Di seguito si riportano i passaggi tratti dalla parte motiva della sentenza in commento che affrontano la questione giuridica oggetto della presente nota:

Nel caso in esame, inoltre, vi e un elemento ulteriore che osta all’applicazione della caso di non punibilità in esame.

In relazione alla non abitualità del comportamento, e opportuno richiamare l’interpretazione fornita dalle Sezioni Unite di questa Corte a proposito della commissione di “più reati della stessa indole”, che, integrando un comportamento abituale, osta all’applicazione della causa di non punibilità in esame.

In particolare, le Sezioni Unite (sent. n. 13681 del 25 febbraio 2016, Tushaj) hanno chiarito, in primo luogo, che “il tenore letterale lascia intendere che l’abitualità si concretizza in presenza di una pluralità di illeciti della stessa indole (dunque almeno due) diversi da quello oggetto del procedimento nel quale si pone la questione dell’applicabilità dell’art. 131-bis”; ciò significa che “il terzo illecito della medesima indole dà legalmente luogo alla serialità che osta all’applicazione dell’istituto”.

Quanto alla definizione di “reati della stessa indole”, le Sezioni Unite hanno richiamato la definizione racchiusa nell’art. 101 cod. pen., che individua due categorie: una formale, riferita alla violazione della stessa disposizione di legge, ed una per così dire sostanziale, connessa ai caratteri fondamentali comuni dovuti alla natura dei fatti che li costituiscono o ai motivi determinanti (In particolare, la categoria sostanziale individua diversi parametri, di cui va rimarcata la alternatività; e che, per espressa enunciazione della definizione legale, afferiscono ai casi concreti.

II primo parametro, d’impronta oggettiva, attiene alla natura dei fatti.

L’altro, soggettivo, coglie i motivi determinanti, le finalità della condotte. In relazione al parametro oggettivo, nella sua vaghezza legata all’evocazione della natura dei fatti, chiama in causa diversi fattori, quali “la natura dei beni giuridici protetti dalle diverse incriminazioni”, nonché “le connotazioni delle diverse condotte concrete, che pure possono ben esprimere le sostanziali connessioni tra gli illeciti rilevanti ai fini del giudizio affidato al giudice”.

In altri termini, per “reati della stessa indole”, ai sensi dell’art. 101 cod. pen., devono intendersi quelli che violano una medesima disposizione di legge e anche quelli che, pur essendo previsti da testi normativi diversi, presentano nei casi concreti – per la natura dei fatti che li costituiscono o dei motivi che li hanno determinati – caratteri fondamentali comuni (da ultimo, Sez. 3, n. 38009 del 10/05/2019, dep. 13/09/2019, Assisi, Rv. 278166).
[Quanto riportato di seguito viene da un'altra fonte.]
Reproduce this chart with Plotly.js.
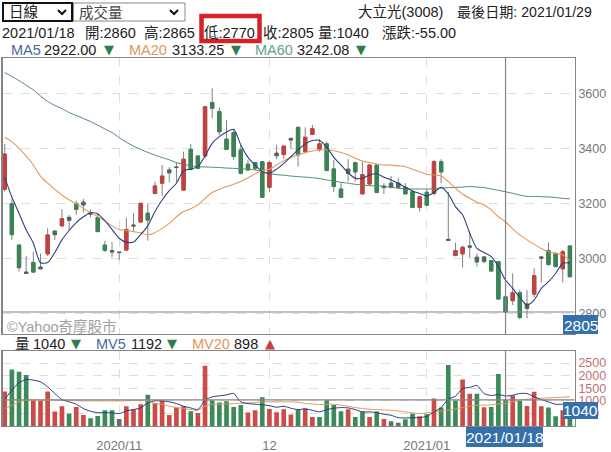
<!DOCTYPE html>
<html><head><meta charset="utf-8">
<script src="https://cdn.plot.ly/plotly-3.0.1.min.js"></script>
<style>html,body{margin:0;padding:0;background:#fff}#c{width:611px;height:452px}</style></head>
<body><div id="c"></div>
<script>
const openP=[3251,3198,3048,2950,2985,2968,3016,3099,3118,3149,3198,3204,3164,3148,3048,3028,3023,3030,3121,3132,3164,3236,3273,3321,3332,3248,3396,3372,3372,3566,3533,3433,3457,3394,3342,3348,3351,3258,3382,3377,3436,3476,3387,3450,3396,3416,3325,3252,3324,3348,3234,3270,3339,3262,3273,3273,3258,3242,3185,3240,3236,3351,3069,3010,3016,3045,3004,3005,2992,2988,2860,2846,2875,2834,2870,3005,3028,3018,2962,3045];
const highP=[3416,3215,3052,3008,3024,3018,3109,3100,3179,3158,3210,3216,3178,3166,3064,3059,3024,3148,3164,3200,3198,3279,3339,3331,3348,3388,3416,3372,3551,3618,3549,3503,3469,3412,3358,3351,3351,3355,3412,3408,3436,3476,3476,3485,3433,3424,3358,3273,3360,3348,3351,3343,3339,3273,3299,3291,3273,3248,3227,3251,3358,3360,3242,3057,3047,3097,3018,3008,2992,2988,2865,2945,2887,2885,2964,3006,3058,3021,3030,3045];
const lowP=[3242,3067,2952,2945,2948,2960,3008,3067,3115,3101,3158,3166,3148,3097,3023,3004,2994,3028,3097,3130,3064,3233,3227,3276,3279,3246,3319,3325,3364,3509,3448,3396,3358,3305,3319,3321,3222,3241,3360,3362,3397,3333,3384,3450,3388,3319,3240,3222,3279,3279,3234,3263,3239,3234,3254,3251,3234,3182,3170,3190,3228,3273,3063,3008,2967,3000,2970,2982,2952,2852,2770,2830,2778,2782,2858,2912,2975,2970,2912,2933];
const closeP=[3379,3086,2966,2945,2950,2962,3085,3086,3144,3138,3178,3194,3161,3097,3029,3023,3021,3105,3118,3200,3139,3263,3299,3311,3330,3360,3324,3327,3551,3545,3460,3396,3370,3309,3321,3327,3222,3348,3373,3408,3430,3376,3440,3471,3416,3319,3261,3222,3309,3314,3304,3339,3239,3257,3258,3258,3234,3185,3224,3193,3351,3314,3065,3028,3040,3041,2987,2989,2954,2852,2805,2875,2785,2818,2937,3001,2977,2970,3024,2933];
const ma5=[3295,3222,3164,3103,3055,2984,2985,3021,3067,3101,3130,3151,3166,3161,3137,3105,3073,3058,3059,3086,3118,3170,3212,3246,3273,3318,3324,3333,3372,3418,3442,3459,3469,3412,3367,3339,3315,3309,3324,3345,3370,3394,3416,3428,3428,3404,3367,3339,3311,3291,3291,3303,3307,3295,3285,3273,3258,3245,3236,3227,3239,3258,3234,3188,3158,3091,3036,3021,3006,2970,2921,2891,2858,2830,2848,2891,2915,2945,2982,2984];
const ma20=[3440,3424,3400,3372,3339,3299,3273,3251,3230,3212,3198,3182,3166,3151,3136,3118,3105,3101,3097,3093,3085,3093,3109,3127,3151,3170,3180,3194,3218,3239,3251,3261,3269,3279,3293,3307,3319,3324,3339,3355,3367,3376,3384,3390,3394,3394,3391,3385,3376,3364,3354,3348,3343,3339,3339,3336,3333,3324,3315,3305,3303,3299,3279,3255,3233,3218,3204,3194,3176,3151,3133,3107,3085,3067,3051,3036,3024,3018,3012,2992];
const ma60=[3675,3661,3646,3629,3612,3590,3570,3556,3544,3530,3519,3508,3497,3484,3470,3457,3439,3422,3408,3396,3385,3375,3366,3358,3348,3342,3336,3333,3332,3331,3330,3328,3327,3325,3324,3321,3315,3308,3304,3302,3299,3297,3295,3293,3290,3285,3281,3276,3273,3269,3267,3264,3263,3262,3258,3255,3253,3252,3252,3252,3253,3255,3257,3258,3259,3261,3259,3257,3252,3247,3242,3236,3230,3225,3225,3224,3223,3221,3218,3216];
const volume=[1370,2248,2155,2022,1024,998,1370,572,785,492,758,439,306,399,625,625,279,785,652,865,1237,918,998,439,732,785,585,519,2394,1024,931,984,758,838,532,625,1144,678,545,665,452,652,692,359,359,1024,838,585,665,359,572,359,572,279,186,133,266,492,386,466,1091,732,2421,1011,1849,1277,1277,745,758,2062,1040,1210,998,798,1357,785,732,386,625,891];
const volTone=["r","g","g","g","r","r","r","r","r","g","r","r","g","g","g","g","d","r","r","r","g","r","r","r","r","r","g","r","r","g","g","g","g","g","r","r","g","r","r","r","r","g","r","r","g","g","g","g","r","g","g","r","g","r","d","d","g","g","r","g","r","g","g","g","r","r","g","r","g","g","g","r","g","r","r","r","g","g","r","g"];
const mv5=[1051,1423,1716,1849,1822,1756,1556,1290,1051,958,865,692,585,532,532,519,492,599,652,718,918,998,998,958,891,785,718,652,1024,1157,1197,1237,1290,958,891,865,838,811,745,785,705,652,678,625,559,652,705,732,718,652,559,559,532,466,426,333,319,333,333,386,559,732,1064,1184,1490,1530,1609,1290,1210,1250,1192,1224,1290,1290,1157,1051,958,865,865,865];
const mv20=[692,825,958,1024,1037,1024,1024,1024,1011,1011,1011,998,998,998,998,998,998,998,1011,1011,998,891,865,785,732,692,652,625,785,865,865,878,891,904,918,931,958,958,958,958,958,944,891,878,851,865,865,825,785,732,692,665,652,638,625,598,559,519,492,519,559,598,625,678,732,785,825,825,838,878,898,958,1024,1064,1091,1104,1117,1130,1144,1157];
const tickIdx=[16,37,59];
const tickText=["2020/11","12","2021/01"];
const priceTicks=[2800,3000,3200,3400,3600];
const volTicks=[500,1000,1500,2000,2500];
const crossIdx=70, crossPrice=2805, crossVol=1040, crossDate="2021/01/18";

const FONT='"Liberation Sans","Noto Sans CJK TC",sans-serif';
const W=611,H=452;
const RED='#c4403f',GREEN='#3a8454',DARK='#4f6a5c',WICK='#808080';
const X=[...openP.keys()];
const px=x=>x/W, py=y=>1-y/H;
const small=i=>Math.abs(openP[i]-closeP[i])<=17;

function bodyTrace(idx,color){
  const o=idx.map(i=>openP[i]),c=idx.map(i=>closeP[i]);
  const style={line:{color:color,width:1},fillcolor:color};
  return {type:'candlestick',x:idx,open:o,close:c,
    high:idx.map((_,k)=>Math.max(o[k],c[k])),low:idx.map((_,k)=>Math.min(o[k],c[k])),
    increasing:style,decreasing:style,whiskerwidth:0,showlegend:false,hoverinfo:'skip',xaxis:'x',yaxis:'y'};
}
const line=(y,color,w,ya)=>({type:'scatter',mode:'lines',x:X,y:y,line:{color:color,width:w,shape:'spline',smoothing:0.7},showlegend:false,hoverinfo:'skip',xaxis:ya==='y'?'x':'x2',yaxis:ya});

const traces=[
 {type:'candlestick',x:X,open:openP,high:highP,low:lowP,close:closeP,
  increasing:{line:{color:WICK,width:1},fillcolor:WICK},decreasing:{line:{color:WICK,width:1},fillcolor:WICK},
  whiskerwidth:0,showlegend:false,hoverinfo:'skip',xaxis:'x',yaxis:'y'},
 bodyTrace(X.filter(i=>closeP[i]>=openP[i]&&!small(i)),RED),
 bodyTrace(X.filter(i=>closeP[i]<openP[i]&&!small(i)),GREEN),
 bodyTrace(X.filter(small),DARK),
 line(ma60,'#4f8a6c',1,'y'),line(ma20,'#e0975a',1.05,'y'),line(ma5,'#2b3c7c',1.05,'y'),
 {type:'bar',x:X,y:volume,marker:{color:volTone.map(t=>t==='r'?'#cc4a48':t==='g'?'#3b8a57':'#666e6a'),line:{width:0}},showlegend:false,hoverinfo:'skip',xaxis:'x2',yaxis:'y2'},
 line(mv20,'#e0975a',1,'y2'),line(mv5,'#2b3c7c',1,'y2')
];

const txt=(text,x,y,color,size)=>({text:text,xref:'paper',yref:'paper',x:px(x-2),y:py(y),xanchor:'left',yanchor:'middle',showarrow:false,font:{family:FONT,size:size||14.5,color:color||'#222'}});
const mid=(text,x,y)=>({text:text,xref:'paper',yref:'paper',x:px(x),y:py(y),xanchor:'center',yanchor:'middle',showarrow:false,font:{family:FONT,size:15.5,color:'#fff'}});
const BLUE='#4a6a9c',ORG='#e2965a',TEAL='#6b9c88',TG='#2f7d4e',TR='#c94040';
const tri=(t,x,y,c)=>({text:t,xref:'paper',yref:'paper',x:px(x),y:py(y),xanchor:'center',yanchor:'middle',showarrow:false,font:{family:'"DejaVu Sans"',size:13,color:c}});
const annotations=[
 txt('日線',9,12,'#222',14.5),txt('成交量',79,12,'#444',14.5),
 txt('大立光(3008)',358,12),txt('最後日期: 2021/01/29',457,12,'#222',14.1),
 txt('2021/01/18',2,33),txt('開:2860',85,33),txt('高:2865',144,33),txt('低:2770',204,33),txt('收:2805',263,33),txt('量:1040',318,33),txt('漲跌:-55.00',382,33),
 txt('MA5',11,49.5,BLUE),txt('2922.00',44,49.5),tri('▼',109,49.5,TG),
 txt('MA20',129,49.5,ORG),txt('3133.25',172,49.5),tri('▼',236,49.5,TG),
 txt('MA60',255,49.5,TEAL),txt('3242.08',297,49.5),tri('▼',361,49.5,TG),
 txt('©Yahoo奇摩股市',7,326,'#a0a0a0'),
 txt('量',15,343.5),txt('1040',33,343.5),tri('▼',76,343.5,TG),
 txt('MV5',96,343.5,BLUE),txt('1192',131,343.5),tri('▼',172,343.5,TG),
 txt('MV20',192,343.5,ORG),txt('898',234,343.5),tri('▲',270,343.5,TR),
 mid(String(closeP[crossIdx]),580.5,325),
 mid(String(crossVol),580.5,410.5),
 mid(crossDate,504.5,437)
];
const box=(x0,y0,x1,y1,fill,lc,lw)=>({type:'rect',xref:'paper',yref:'paper',x0:px(x0),x1:px(x1),y0:py(y0),y1:py(y1),fillcolor:fill,line:{color:lc||fill,width:lw||0},layer:'above'});
const chev=(x,y)=>({type:'path',xref:'paper',yref:'paper',path:`M${px(x)},${py(y)} L${px(x+4)},${py(y+4)} L${px(x+8)},${py(y)}`,line:{color:'#111',width:2},layer:'above'});
const shapes=[
 box(3,3,72,21,'rgba(0,0,0,0)','#111',2),box(73.5,3,185,21,'rgba(0,0,0,0)','#888',1),
 chev(58,10),chev(170,10),
 box(201.5,16,259.5,41,'rgba(0,0,0,0)','#d3222a',4.5),
 {type:'line',xref:'x',yref:'y domain',x0:crossIdx,x1:crossIdx,y0:0,y1:1,line:{color:'#858585',width:1.2}},
 {type:'line',xref:'x2',yref:'y2 domain',x0:crossIdx,x1:crossIdx,y0:0,y1:1,line:{color:'#858585',width:1.2}},
 {type:'line',xref:'x domain',yref:'y',x0:0,x1:1,y0:crossPrice,y1:crossPrice,line:{color:'#858585',width:1.2}},
 {type:'line',xref:'x2 domain',yref:'y2',x0:0,x1:1,y0:crossVol,y1:crossVol,line:{color:'#858585',width:1.2}},
 box(563,315,598,334,'#3570ac'),box(563,402,598,419,'#3570ac'),box(466,427,543,447,'#3570ac')
];
const xr=[-0.31,79.64];
const grid={showgrid:true,gridcolor:'#dedede',griddash:'dash',gridwidth:1,zeroline:false,showline:true,mirror:true,linecolor:'#858585',linewidth:1.4,fixedrange:true};
const layout={width:W,height:H,margin:{l:0,r:0,t:0,b:0},paper_bgcolor:'#fff',plot_bgcolor:'#fff',showlegend:false,hovermode:false,
 boxmode:'overlay',boxgap:0.33,bargap:0.35,dragmode:false,
 xaxis:Object.assign({},grid,{domain:[px(2.5),px(574.5)],range:xr,type:'linear',tickmode:'array',tickvals:tickIdx,ticktext:tickText,showticklabels:false,ticks:'',rangeslider:{visible:false},anchor:'y'}),
 yaxis:Object.assign({},grid,{domain:[py(334),py(58)],range:[2725,3728],side:'right',anchor:'x',tickmode:'array',tickvals:priceTicks,ticks:'',tickfont:{family:FONT,size:12.5,color:'#777'}}),
 xaxis2:Object.assign({},grid,{domain:[px(2.5),px(574.5)],range:xr,type:'linear',tickmode:'array',tickvals:tickIdx,ticktext:tickText,anchor:'y2',ticks:'outside',ticklen:7,tickcolor:'rgba(0,0,0,0)',tickfont:{family:FONT,size:13,color:'#777'}}),
 yaxis2:Object.assign({},grid,{domain:[py(426),py(351)],range:[0,2979],side:'right',anchor:'x2',tickmode:'array',tickvals:volTicks,ticks:'',tickfont:{family:FONT,size:12.5,color:'#c07272'}}),
 annotations:annotations,shapes:shapes};
Plotly.newPlot('c',traces,layout,{staticPlot:true,displayModeBar:false});
</script></body></html>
Orbene, come emerge dagli atti, l’imputato ha riportato tre condanne definitive (postate ai n. 3, 5 e 7 del certificato del casellario giudiziale) per i reato di omesso versamento di ritenute previdenziali.

In applicazione dei principi dinanzi indicati, può affermarsi che si tratta di reati della stessa indole rispetto al delitto di omessa presentazione della dichiarazione, essendo entrambi gli illeciti accomunati dal mancato pagamento di somme che,  in ambito lavorativo, sono dovute o  quali contributi previdenziali ovvero a titolo di imposta, il che, anche dal punto di vista soggettivo, sta parimenti a denotare una comunanza di motivazione, insita, appunto, nella volontà di sottrarsi al pagamento di somme dovute per legge.

 

Si e in  presenza, inoltre, di una condotta pacificamente seriale, posto che l’imputato ha riportato, in precedenza, ben tre condanne per reati della stessa indole”.